What about other benchmarks used by experts? There are no federal limits on the amount of lead that dietary supplements may contain. But the FDA does publish something it calls an “interim reference level”—a guideline for reducing the potential adverse effects of dietary lead exposure—which is 8.8 micrograms per day for women of childbearing age, and the agency told CR that the same level should be applied to all adults. This number is obviously higher than CR’s level of concern. But, crucially, the FDA’s interim reference level refers to total exposure from everything one eats and drinks in a day, not merely one source.
That’s important because the average American adult is exposed to up to 5.3 micrograms of lead per day through their diet, according to a 2019 analysis by FDA scientists. To put that into perspective, CR’s tests found that the two powders with the highest lead levels contained 7.7 micrograms and 6.3 micrograms in a single serving.
In other words, our testing suggests that when combined with the typical exposure through diet, someone taking one serving of these supplements would likely exceed the FDA’s interim reference level for dietary lead.
Lead standards for food and drink are another worthwhile point of comparison—to the extent that they exist. The Environmental Protection Agency does not regulate lead levels in food but has set an “action level” (a threshold that, if exceeded, triggers corrective action) of 10 parts per billion for lead in tap water. Authorities in the European Union and the United Kingdom use the same standard. The FDA has set an allowable level of 5 ppb for lead in bottled water and has proposed action levels for lead in juice of 10 to 20 ppb, depending on the type.
It’s important to understand that parts per billion is a measure of concentration and different from the micrograms-per-serving or micrograms-per-day figures CR uses for our level of concern. For comparison, seven of the protein supplements we tested had lead concentrations above 20 ppb, and three products had concentrations ranging from 60 to 70 ppb.
One notable regulatory outlier is the European Union, which has set the maximum amount of lead permitted in food supplements at 3,000 ppb, a level that CR’s own food safety experts and every independent doctor and expert we have contacted say is far too high. Established in 2008, that standard is over seven times greater than the average lead limit set by the EU for all other foods.
When we asked him about that standard, Pieter Cohen, MD, an associate professor of medicine at Harvard Medical School who has studied the safety of supplements for nearly two decades, initially thought the figure was an error. It “makes no sense,” Cohen said in an email to CR. “That’s a crazy limit.”
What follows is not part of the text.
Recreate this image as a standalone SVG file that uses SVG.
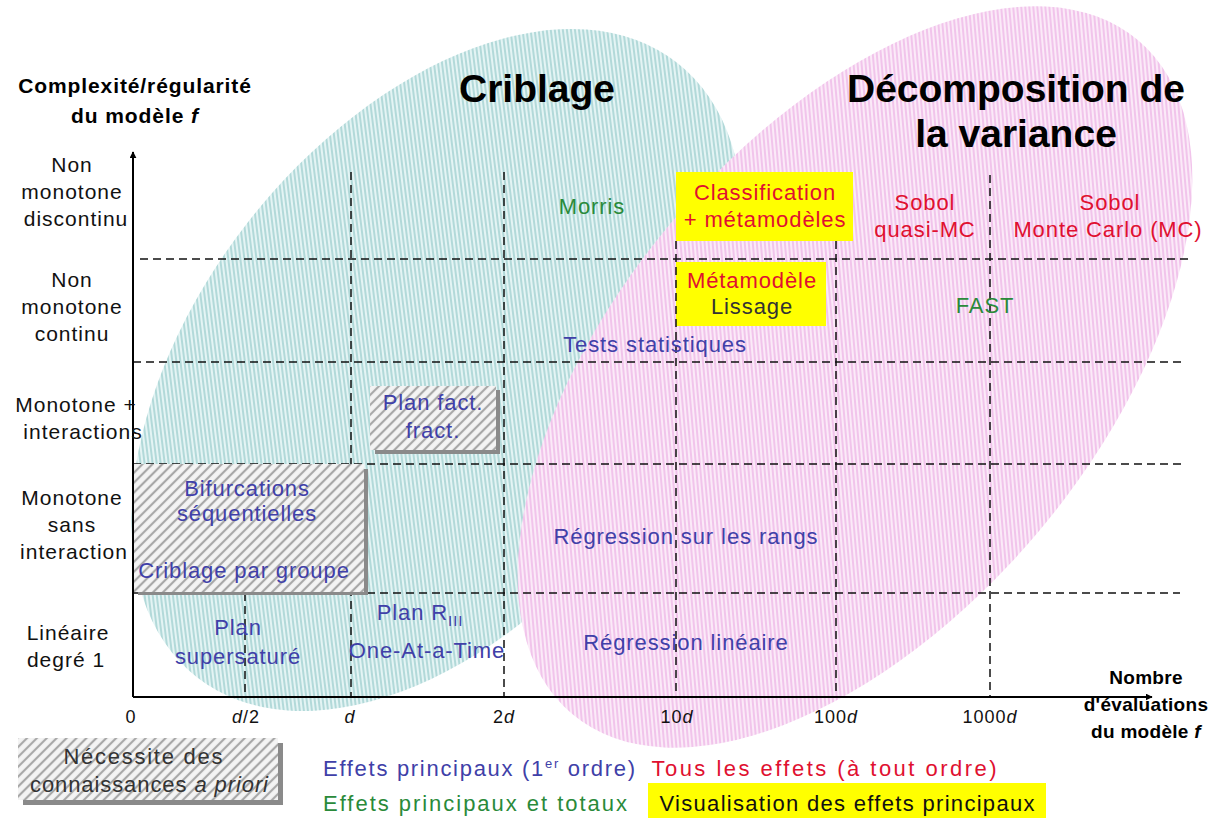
<svg xmlns="http://www.w3.org/2000/svg" width="1216" height="818" viewBox="0 0 1216 818">
<defs>
<pattern id="hc" width="4" height="4" patternUnits="userSpaceOnUse" patternTransform="rotate(45)"><rect width="4" height="4" fill="#e4f4f4"/><line x1="1" y1="0" x2="1" y2="4" stroke="#a6d3d3" stroke-width="1.6"/></pattern>
<pattern id="hp" width="4" height="4" patternUnits="userSpaceOnUse" patternTransform="rotate(45)"><rect width="4" height="4" fill="#fbeaf8"/><line x1="1" y1="0" x2="1" y2="4" stroke="#efbbe8" stroke-width="1.6"/></pattern>
<pattern id="hg" width="7" height="7" patternUnits="userSpaceOnUse" patternTransform="rotate(45)"><rect width="7" height="7" fill="#f4f4f4"/><line x1="2" y1="0" x2="2" y2="7" stroke="#a8a8a8" stroke-width="2.2"/></pattern>
<marker id="arr" viewBox="0 0 10 10" refX="9" refY="5" markerWidth="7" markerHeight="7" orient="auto" markerUnits="userSpaceOnUse"><path d="M0,0 L10,5 L0,10 z" fill="#000"/></marker>
</defs>
<style>
text{font-family:"Liberation Sans","DejaVu Sans",sans-serif;text-anchor:middle}
.t{font-size:39px;font-weight:bold;fill:#000}
.ax{font-size:21px;font-weight:bold;fill:#000;letter-spacing:0.9px}
.axr{font-size:19px;font-weight:bold;fill:#000;letter-spacing:0.3px}
.row{font-size:21px;fill:#111;letter-spacing:1px}
.tick{font-size:18px;fill:#111;letter-spacing:1px}
.c{font-size:22px;letter-spacing:0.9px}
.b{fill:#4040a8}
.r{fill:#e01030}
.g{fill:#2a8a3a}
.k{fill:#333}
.lg{font-size:22px}
.dash{stroke:#111;stroke-width:1.5;stroke-dasharray:8 5;fill:none}
.yel{fill:#ffff00}
.sh{fill:#8a8a8a}
</style>
<rect width="1216" height="818" fill="#fff"/>
<g id="zones">
<ellipse id="criblage-zone" cx="437" cy="370" rx="390" ry="240" transform="rotate(-52 437 370)" fill="url(#hc)"/>
<ellipse id="variance-zone" cx="855" cy="377" rx="440" ry="240" transform="rotate(-50 855 377)" fill="url(#hp)"/>
</g>
<g id="highlights">
<rect x="676" y="172" width="177" height="69" class="yel"/>
<rect x="676" y="262" width="150" height="64" class="yel"/>
</g>
<g id="grid">
<line class="dash" x1="140" y1="259" x2="1192" y2="259"/>
<line class="dash" x1="133" y1="362" x2="1186" y2="362"/>
<line class="dash" x1="133" y1="464" x2="1186" y2="464"/>
<line class="dash" x1="133" y1="593" x2="1180" y2="593"/>
<line class="dash" x1="245" y1="593" x2="245" y2="697"/>
<line class="dash" x1="351" y1="172" x2="351" y2="697"/>
<line class="dash" x1="504" y1="172" x2="504" y2="697"/>
<line class="dash" x1="676" y1="241" x2="676" y2="697"/>
<line class="dash" x1="836" y1="241" x2="836" y2="697"/>
<line class="dash" x1="990" y1="175" x2="990" y2="697"/>
</g>
<g id="box-plan-fact">
<rect x="375" y="390" width="125" height="64" class="sh"/>
<rect x="370" y="386" width="126" height="64" fill="url(#hg)"/>
<text class="c b" x="433" y="410">Plan fact.</text>
<text class="c b" x="433" y="438">fract.</text>
</g>
<g id="box-bifurcations">
<rect x="138" y="469" width="230" height="126" class="sh"/>
<rect x="133" y="464" width="231" height="128" fill="url(#hg)"/>
<text class="c b" x="247" y="496">Bifurcations</text>
<text class="c b" x="247" y="521">séquentielles</text>
<text class="c b" x="244" y="578">Criblage par groupe</text>
</g>
<g id="axes">
<line x1="133" y1="697" x2="133" y2="152" stroke="#000" stroke-width="2" marker-end="url(#arr)"/>
<line x1="133" y1="697" x2="1152" y2="697" stroke="#000" stroke-width="2" marker-end="url(#arr)"/>
</g>
<g id="titles">
<text class="t" x="537" y="102">Criblage</text>
<text class="t" x="1016" y="102">Décomposition de</text>
<text class="t" x="1016" y="147">la variance</text>
<text class="ax" x="135" y="93">Complexité/régularité</text>
<text class="ax" x="135" y="123">du modèle <tspan font-style="italic">f</tspan></text>
<text class="axr" x="1146" y="684">Nombre</text>
<text class="axr" x="1146" y="711">d'évaluations</text>
<text class="axr" x="1146" y="738">du modèle <tspan font-style="italic">f</tspan></text>
</g>
<g id="row-labels">
<text class="row" x="72" y="172">Non</text>
<text class="row" x="72" y="199">monotone</text>
<text class="row" x="76" y="226">discontinu</text>
<text class="row" x="72" y="287">Non</text>
<text class="row" x="72" y="314">monotone</text>
<text class="row" x="72" y="341">continu</text>
<text class="row" x="76" y="412">Monotone +</text>
<text class="row" x="83" y="439">interactions</text>
<text class="row" x="72" y="505">Monotone</text>
<text class="row" x="72" y="532">sans</text>
<text class="row" x="74" y="559">interaction</text>
<text class="row" x="68" y="640">Linéaire</text>
<text class="row" x="66" y="667">degré 1</text>
</g>
<g id="ticks">
<text class="tick" x="131" y="723">0</text>
<text class="tick" x="246" y="723"><tspan font-style="italic">d</tspan>/2</text>
<text class="tick" x="350" y="723" font-style="italic">d</text>
<text class="tick" x="504" y="723">2<tspan font-style="italic">d</tspan></text>
<text class="tick" x="677" y="723">10<tspan font-style="italic">d</tspan></text>
<text class="tick" x="836" y="723">100<tspan font-style="italic">d</tspan></text>
<text class="tick" x="990" y="723">1000<tspan font-style="italic">d</tspan></text>
</g>
<g id="methods">
<text class="c g" x="592" y="214">Morris</text>
<text class="c r" x="765" y="200">Classification</text>
<text class="c r" x="765" y="227">+ métamodèles</text>
<text class="c r" x="925" y="210">Sobol</text>
<text class="c r" x="925" y="237">quasi-MC</text>
<text class="c r" x="1110" y="210">Sobol</text>
<text class="c r" x="1108" y="237">Monte Carlo (MC)</text>
<text class="c r" x="752" y="288">Métamodèle</text>
<text class="c k" x="752" y="314">Lissage</text>
<text class="c g" x="985" y="313">FAST</text>
<text class="c b" x="655" y="352">Tests statistiques</text>
<text class="c b" x="686" y="544">Régression sur les rangs</text>
<text class="c b" x="238" y="635">Plan</text>
<text class="c b" x="238" y="664">supersaturé</text>
<text class="c b" x="420" y="620">Plan R<tspan font-size="15" dy="6">III</tspan></text>
<text class="c b" x="427" y="658">One-At-a-Time</text>
<text class="c b" x="686" y="650">Régression linéaire</text>
</g>
<g id="legend">
<rect x="23" y="743" width="260" height="62" class="sh"/>
<rect x="18" y="738" width="260" height="62" fill="url(#hg)"/>
<text class="lg k" x="143" y="764" fill="#222" textLength="159">Nécessite des</text>
<text class="lg k" x="149" y="792" fill="#222" textLength="238">connaissances <tspan font-style="italic">a priori</tspan></text>
<text class="lg b" x="479" y="776" textLength="312">Effets principaux (1<tspan font-size="13" dy="-8">er</tspan><tspan dy="8"> ordre)</tspan></text>
<text class="lg r" x="824" y="776" textLength="345">Tous les effets (à tout ordre)</text>
<text class="lg g" x="475" y="811" textLength="304">Effets principaux et totaux</text>
<rect x="648" y="783" width="398" height="35" class="yel"/>
<text class="lg" x="847" y="811" fill="#111" textLength="375">Visualisation des effets principaux</text>
</g>
</svg>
Rose Goldman, an associate professor of medicine and physician at Cambridge Health Alliance who studies lead exposure, said the EU limit was “more than an order of magnitude different” than other dietary lead standards. It’s unclear exactly why that is the case. Unlike many of the limits for heavy metals in food established by European authorities, the maximum level of lead permitted in food supplements hasn’t been updated in 17 years, despite sweeping changes in how scientists and regulators view lead exposure.